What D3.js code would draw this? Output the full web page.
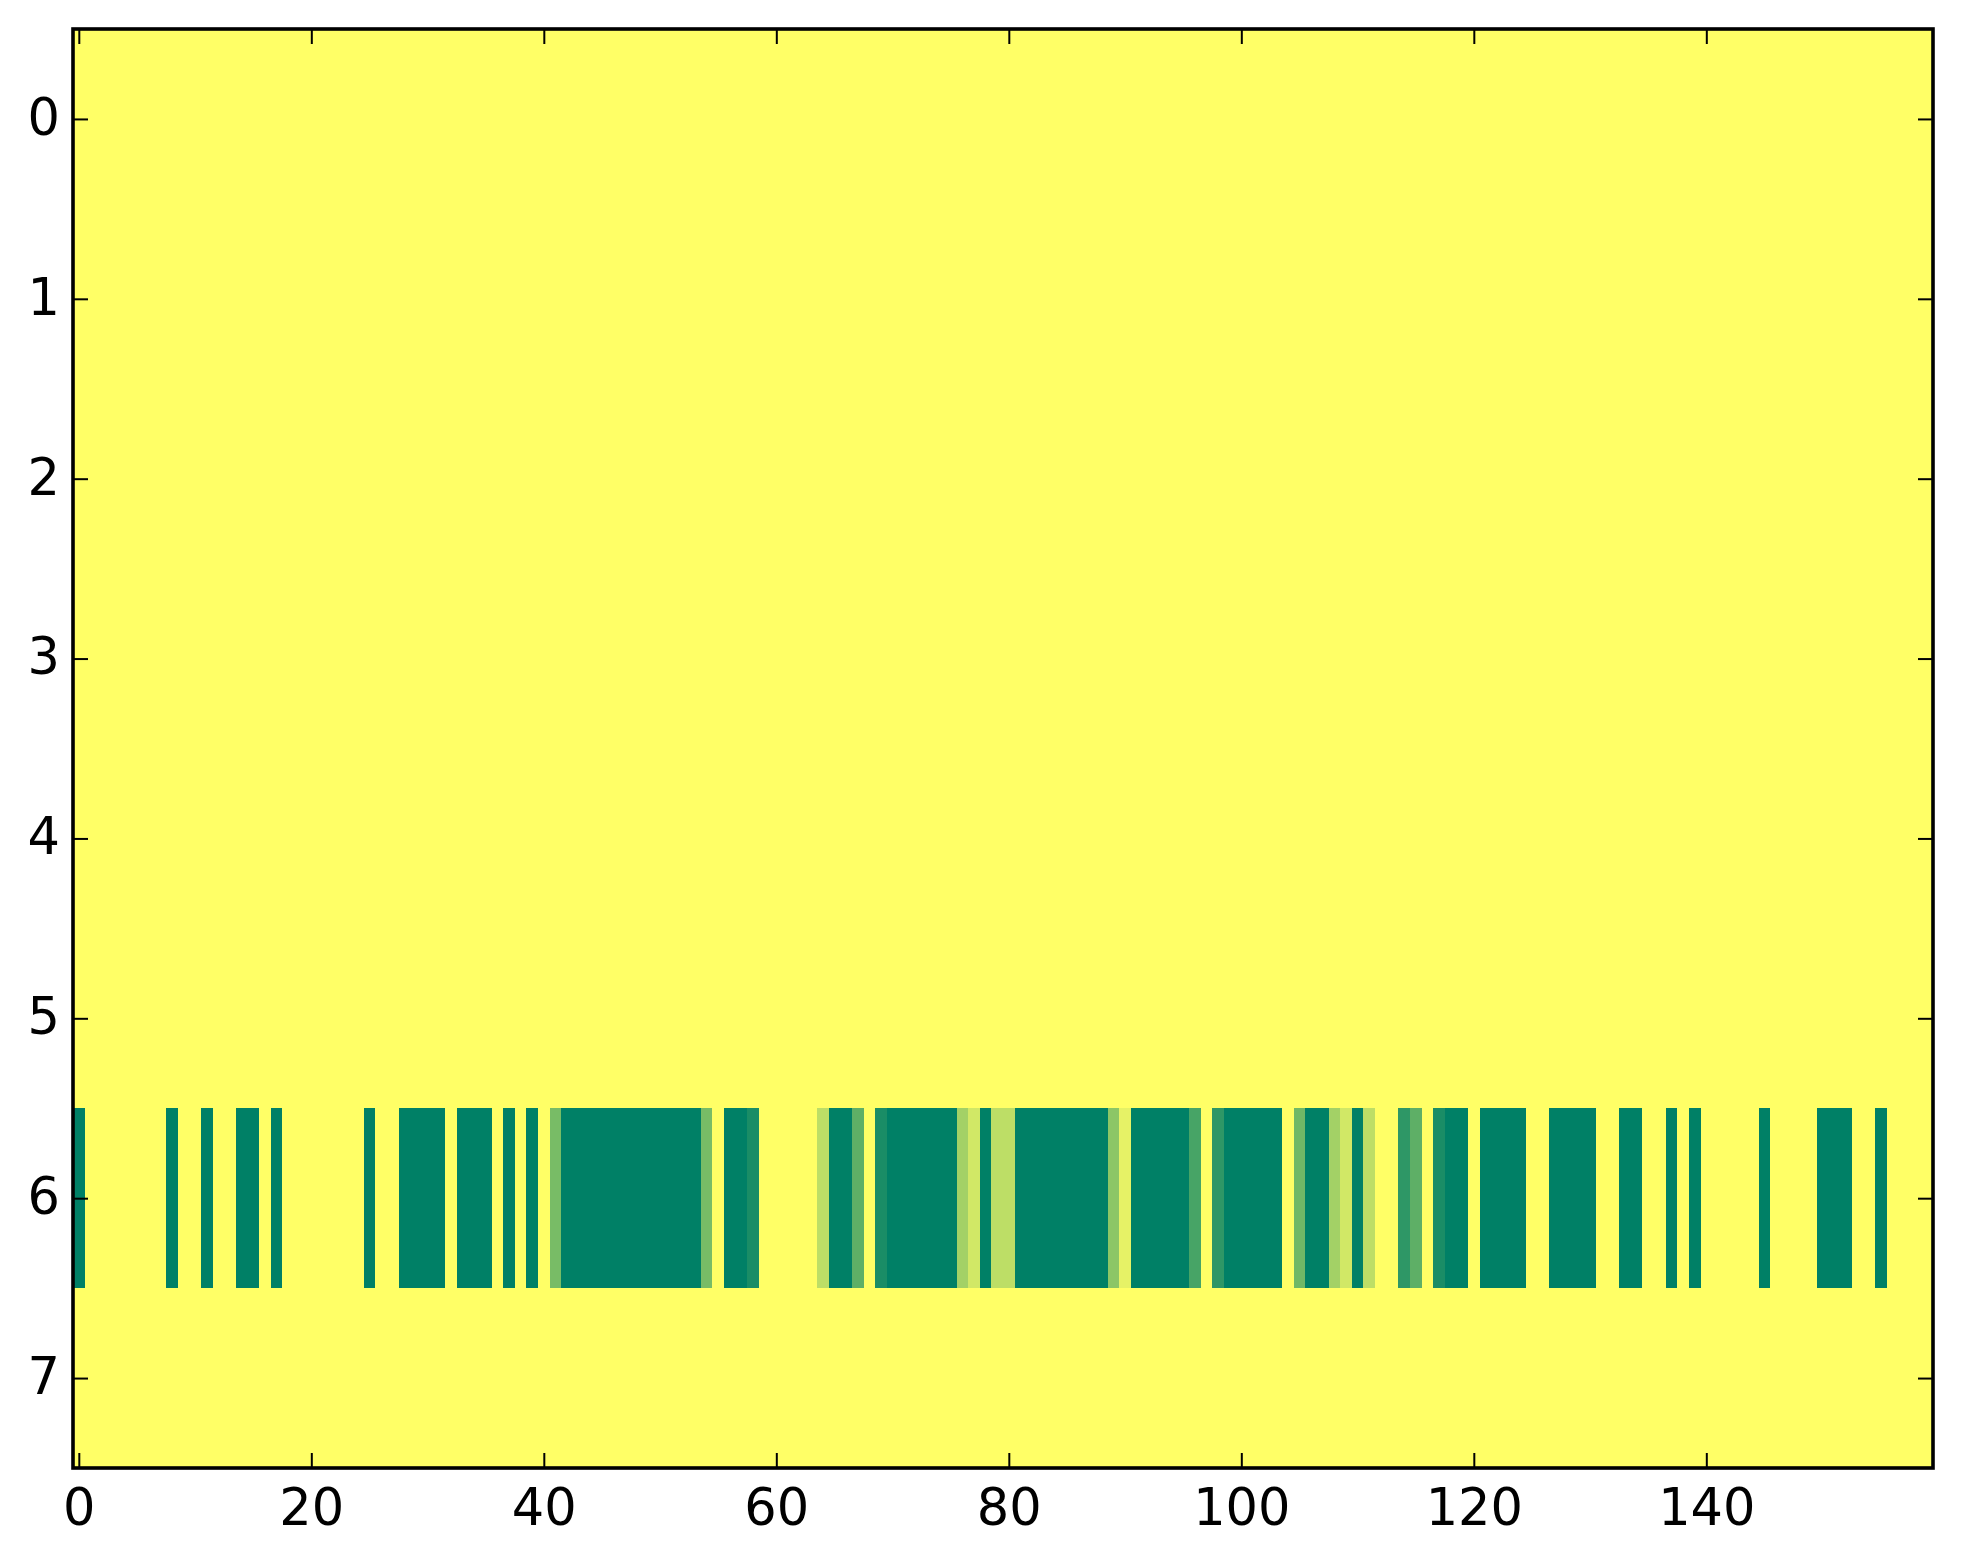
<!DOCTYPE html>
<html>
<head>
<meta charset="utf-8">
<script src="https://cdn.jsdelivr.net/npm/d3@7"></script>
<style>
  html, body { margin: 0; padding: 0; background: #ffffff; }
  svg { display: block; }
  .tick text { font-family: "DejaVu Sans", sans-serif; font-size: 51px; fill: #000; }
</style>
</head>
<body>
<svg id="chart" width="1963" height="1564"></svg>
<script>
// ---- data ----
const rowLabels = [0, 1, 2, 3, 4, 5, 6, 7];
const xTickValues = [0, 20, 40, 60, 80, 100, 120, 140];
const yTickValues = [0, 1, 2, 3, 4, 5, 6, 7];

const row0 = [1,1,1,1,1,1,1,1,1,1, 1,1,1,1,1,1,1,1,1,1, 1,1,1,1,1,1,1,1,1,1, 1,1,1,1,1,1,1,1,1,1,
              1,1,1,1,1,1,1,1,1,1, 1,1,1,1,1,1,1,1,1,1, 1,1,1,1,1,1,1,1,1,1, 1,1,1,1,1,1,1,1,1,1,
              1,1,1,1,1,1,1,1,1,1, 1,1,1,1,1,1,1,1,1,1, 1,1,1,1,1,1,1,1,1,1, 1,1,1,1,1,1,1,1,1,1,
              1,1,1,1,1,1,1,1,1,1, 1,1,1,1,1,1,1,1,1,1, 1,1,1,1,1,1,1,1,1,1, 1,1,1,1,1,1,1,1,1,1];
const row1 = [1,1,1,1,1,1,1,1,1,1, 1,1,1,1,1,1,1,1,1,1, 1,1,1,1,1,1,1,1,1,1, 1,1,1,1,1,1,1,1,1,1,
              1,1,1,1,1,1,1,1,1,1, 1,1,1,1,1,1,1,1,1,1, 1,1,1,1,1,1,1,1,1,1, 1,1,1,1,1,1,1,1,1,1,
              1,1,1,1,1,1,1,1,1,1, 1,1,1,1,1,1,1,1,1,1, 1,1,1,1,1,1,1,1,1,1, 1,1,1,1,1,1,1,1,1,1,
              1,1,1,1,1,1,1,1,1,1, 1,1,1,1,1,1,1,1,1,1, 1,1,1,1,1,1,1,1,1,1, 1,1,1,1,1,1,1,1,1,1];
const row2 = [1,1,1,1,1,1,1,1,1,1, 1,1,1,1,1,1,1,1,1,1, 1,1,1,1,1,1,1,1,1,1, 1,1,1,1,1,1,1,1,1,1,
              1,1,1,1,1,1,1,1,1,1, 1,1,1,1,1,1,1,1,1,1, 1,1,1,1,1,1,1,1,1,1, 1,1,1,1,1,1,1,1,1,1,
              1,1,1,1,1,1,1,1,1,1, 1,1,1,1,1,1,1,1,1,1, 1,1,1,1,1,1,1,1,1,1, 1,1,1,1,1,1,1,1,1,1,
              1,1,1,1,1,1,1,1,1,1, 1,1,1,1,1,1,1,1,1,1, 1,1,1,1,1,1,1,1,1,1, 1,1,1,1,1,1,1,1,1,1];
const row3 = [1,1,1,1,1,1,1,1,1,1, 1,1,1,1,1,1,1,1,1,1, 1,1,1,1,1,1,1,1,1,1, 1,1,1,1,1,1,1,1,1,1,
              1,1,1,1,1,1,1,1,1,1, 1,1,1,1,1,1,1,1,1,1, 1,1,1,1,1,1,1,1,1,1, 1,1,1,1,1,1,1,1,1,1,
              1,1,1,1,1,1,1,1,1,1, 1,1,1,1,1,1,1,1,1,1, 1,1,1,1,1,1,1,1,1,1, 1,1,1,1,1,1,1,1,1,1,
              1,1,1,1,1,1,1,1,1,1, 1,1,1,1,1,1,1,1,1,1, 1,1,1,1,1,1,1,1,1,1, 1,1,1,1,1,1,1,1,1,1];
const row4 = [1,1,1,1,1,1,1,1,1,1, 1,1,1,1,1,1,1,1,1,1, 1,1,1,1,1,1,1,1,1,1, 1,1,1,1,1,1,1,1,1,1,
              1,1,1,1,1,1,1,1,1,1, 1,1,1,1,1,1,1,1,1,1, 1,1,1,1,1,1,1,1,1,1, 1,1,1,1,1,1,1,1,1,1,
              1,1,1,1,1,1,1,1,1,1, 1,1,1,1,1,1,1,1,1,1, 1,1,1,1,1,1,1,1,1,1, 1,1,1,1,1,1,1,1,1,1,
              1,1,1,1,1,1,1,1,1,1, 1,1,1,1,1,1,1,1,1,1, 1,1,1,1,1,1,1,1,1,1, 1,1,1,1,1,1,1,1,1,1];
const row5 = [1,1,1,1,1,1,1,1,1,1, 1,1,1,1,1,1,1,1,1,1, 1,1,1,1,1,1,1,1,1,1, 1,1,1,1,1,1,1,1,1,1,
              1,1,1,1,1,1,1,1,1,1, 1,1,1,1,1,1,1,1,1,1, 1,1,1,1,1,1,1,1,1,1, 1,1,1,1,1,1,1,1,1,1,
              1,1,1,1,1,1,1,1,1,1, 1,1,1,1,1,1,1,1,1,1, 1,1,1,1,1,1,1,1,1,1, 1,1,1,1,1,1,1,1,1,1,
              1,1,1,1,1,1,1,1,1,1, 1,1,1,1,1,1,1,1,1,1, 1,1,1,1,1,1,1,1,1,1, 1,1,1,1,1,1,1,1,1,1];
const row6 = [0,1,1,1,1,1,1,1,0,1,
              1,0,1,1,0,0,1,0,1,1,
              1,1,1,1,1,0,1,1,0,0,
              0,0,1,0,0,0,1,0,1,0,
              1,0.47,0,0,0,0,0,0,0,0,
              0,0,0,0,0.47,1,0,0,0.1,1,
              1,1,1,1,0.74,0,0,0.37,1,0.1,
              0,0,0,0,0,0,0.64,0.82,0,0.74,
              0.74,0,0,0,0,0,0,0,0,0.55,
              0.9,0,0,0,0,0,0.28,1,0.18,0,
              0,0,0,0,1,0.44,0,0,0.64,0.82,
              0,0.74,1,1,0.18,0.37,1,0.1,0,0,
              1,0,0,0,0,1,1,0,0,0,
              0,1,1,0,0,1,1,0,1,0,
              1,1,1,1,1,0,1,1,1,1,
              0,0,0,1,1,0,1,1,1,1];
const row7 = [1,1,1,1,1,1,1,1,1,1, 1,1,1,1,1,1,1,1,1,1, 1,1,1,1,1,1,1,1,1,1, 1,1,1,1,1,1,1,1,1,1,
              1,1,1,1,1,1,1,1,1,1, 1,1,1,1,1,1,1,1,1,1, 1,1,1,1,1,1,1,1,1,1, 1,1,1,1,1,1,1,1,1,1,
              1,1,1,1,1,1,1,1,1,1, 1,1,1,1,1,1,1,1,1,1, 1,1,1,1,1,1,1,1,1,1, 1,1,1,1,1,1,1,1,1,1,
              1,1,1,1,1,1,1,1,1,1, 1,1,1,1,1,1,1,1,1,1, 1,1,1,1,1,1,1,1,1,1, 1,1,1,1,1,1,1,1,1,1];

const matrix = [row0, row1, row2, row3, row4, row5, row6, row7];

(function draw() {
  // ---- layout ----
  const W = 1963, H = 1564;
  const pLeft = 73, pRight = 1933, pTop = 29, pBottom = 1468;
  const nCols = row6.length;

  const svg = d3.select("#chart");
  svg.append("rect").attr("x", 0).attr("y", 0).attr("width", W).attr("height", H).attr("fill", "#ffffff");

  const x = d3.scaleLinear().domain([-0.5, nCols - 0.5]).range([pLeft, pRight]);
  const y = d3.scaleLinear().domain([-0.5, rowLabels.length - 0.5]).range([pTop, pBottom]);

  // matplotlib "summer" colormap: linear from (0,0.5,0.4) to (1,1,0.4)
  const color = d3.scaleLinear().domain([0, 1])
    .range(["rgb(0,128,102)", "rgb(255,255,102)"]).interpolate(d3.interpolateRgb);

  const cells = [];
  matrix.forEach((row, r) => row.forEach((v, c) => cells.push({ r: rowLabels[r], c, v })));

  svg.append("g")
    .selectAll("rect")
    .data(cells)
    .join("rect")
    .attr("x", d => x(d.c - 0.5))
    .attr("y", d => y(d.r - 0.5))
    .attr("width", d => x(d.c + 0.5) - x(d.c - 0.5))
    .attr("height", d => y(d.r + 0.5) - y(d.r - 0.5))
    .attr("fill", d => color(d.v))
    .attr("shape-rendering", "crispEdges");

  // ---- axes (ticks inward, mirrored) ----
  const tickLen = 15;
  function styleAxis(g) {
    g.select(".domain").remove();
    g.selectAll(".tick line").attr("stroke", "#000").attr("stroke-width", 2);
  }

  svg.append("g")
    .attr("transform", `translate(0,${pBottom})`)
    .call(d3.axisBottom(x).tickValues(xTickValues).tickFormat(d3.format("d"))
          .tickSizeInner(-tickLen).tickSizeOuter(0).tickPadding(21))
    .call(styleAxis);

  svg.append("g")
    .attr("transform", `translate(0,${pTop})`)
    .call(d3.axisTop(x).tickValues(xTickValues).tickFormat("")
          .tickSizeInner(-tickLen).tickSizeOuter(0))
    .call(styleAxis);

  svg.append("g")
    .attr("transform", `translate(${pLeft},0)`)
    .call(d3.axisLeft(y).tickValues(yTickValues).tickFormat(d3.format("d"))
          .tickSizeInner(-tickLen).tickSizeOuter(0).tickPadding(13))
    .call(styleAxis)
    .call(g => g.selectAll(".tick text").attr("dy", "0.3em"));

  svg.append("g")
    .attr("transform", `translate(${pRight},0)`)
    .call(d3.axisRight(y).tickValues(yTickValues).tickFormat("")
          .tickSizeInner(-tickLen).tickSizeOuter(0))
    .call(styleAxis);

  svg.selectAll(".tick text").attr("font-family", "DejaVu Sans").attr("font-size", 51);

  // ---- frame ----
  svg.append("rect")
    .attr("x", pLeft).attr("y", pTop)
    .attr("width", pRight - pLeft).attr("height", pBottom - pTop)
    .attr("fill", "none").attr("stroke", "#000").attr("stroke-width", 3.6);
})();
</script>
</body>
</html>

### DIRECTION
Everything from the top line of the data down to and including the line with "const yTickValues = [0, 1, 2, 3, 4, 5, 6, 7];" is to be copied, except the pictures.

### WRITTEN ANSWER
What D3.js code would draw this? Output the full web page.
<!DOCTYPE html>
<html>
<head>
<meta charset="utf-8">
<script src="https://cdn.jsdelivr.net/npm/d3@7"></script>
<style>
  html, body { margin: 0; padding: 0; background: #ffffff; }
  svg { display: block; }
  .tick text { font-family: "DejaVu Sans", sans-serif; font-size: 51px; fill: #000; }
</style>
</head>
<body>
<svg id="chart" width="1963" height="1564"></svg>
<script>
// ---- data ----
const rowLabels = [0, 1, 2, 3, 4, 5, 6, 7];
const xTickValues = [0, 20, 40, 60, 80, 100, 120, 140];
const yTickValues = [0, 1, 2, 3, 4, 5, 6, 7];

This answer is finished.